Black Heritage

As the debate continues over on Parableman’s blog over that racist Condi Rice poster I’ve been contemplating a few things. One of them is the claim that the descendants of Africans brought to the Americas as slaves have been stripped of their heritage. Time and again I have encountered the idea that today’s blacks have been somehow lessened because they can’t trace their family trees even as far as the slave ships their ancestors were dragged off of.

Some intrepid soul in my husband’s family traced their family tree all the way back to the May Flower. They also traced the family roots to some nobleman from North Umbria who left England and changed his name upon arrival in the colonies. There are various versions of the family name scattered through out the cemeteries of small towns of my husband’s home state dating back to the 1700s and 1600s. He has ancestors among the founding fathers of many of these towns.

I on the other hand can only get as far back as two or three generations before things get murky. Having emigrated away from the country of my birth doesn’t help any but I doubt I would have an easy time tracing my ancestry back very far even if I did go back to the old country to do research.

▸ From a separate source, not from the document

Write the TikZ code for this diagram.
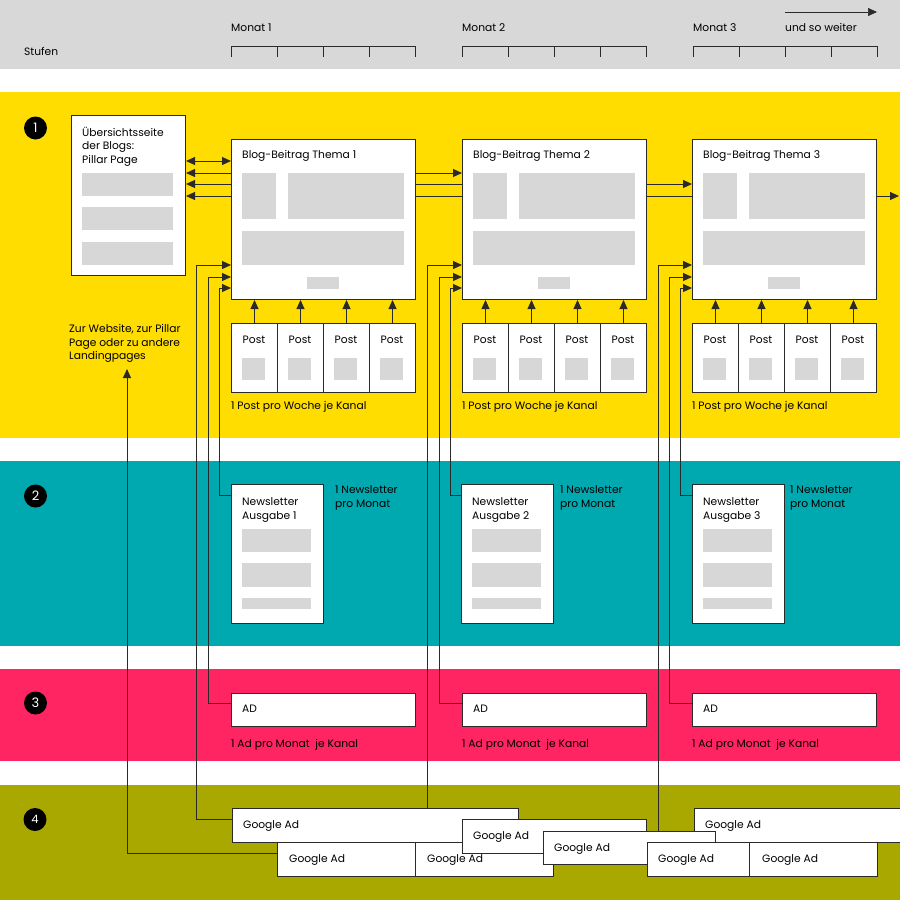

Now some people would suggest that I should feel some type of way, namely hurt, inferior or stripped of my heritage, because of this. But I don’t understand why. A lot of people had to have been born and had to die for any of us to be on this planet. Are you really any more or less of a person if you don’t know who a small fraction of those people were?

All I really know about my African ancestors is that some of them came to the Americas on slave ships and some of them were responsible for putting their brethren on those slave ships. I know even less about the various European ancestors thrown into the mix. I do know that they were all survivors because they survived long enough to reproduce enough people to produce me.

Blacks in the Americas have a new heritage born on the shores of the New World. To ignore it while pining over what was left behind in Africa generations ago is a dishonor to those who survived and thrived in the New World.

Wrapped up in this idea seems to be the false assumption that all blacks who settled in the Americas did so as slaves. As long as there have been free whites on American shores there have been free blacks. And no they did not live as second-class citizens. Those who met the requirements (of age, owned land, etc.) voted and held public office. These people were farmers, businessmen, and skilled tradesmen.

For much of American history there have been thriving black communities in the south and the north. When faced with a prejudiced society that said they could not participate they built their own society. Schools, businesses, property, they had it all. This is the heritage of blacks in America as much as slavery is.

There’s a lot more to the history of the black man in the Americas than modern blacks seem to know or care about.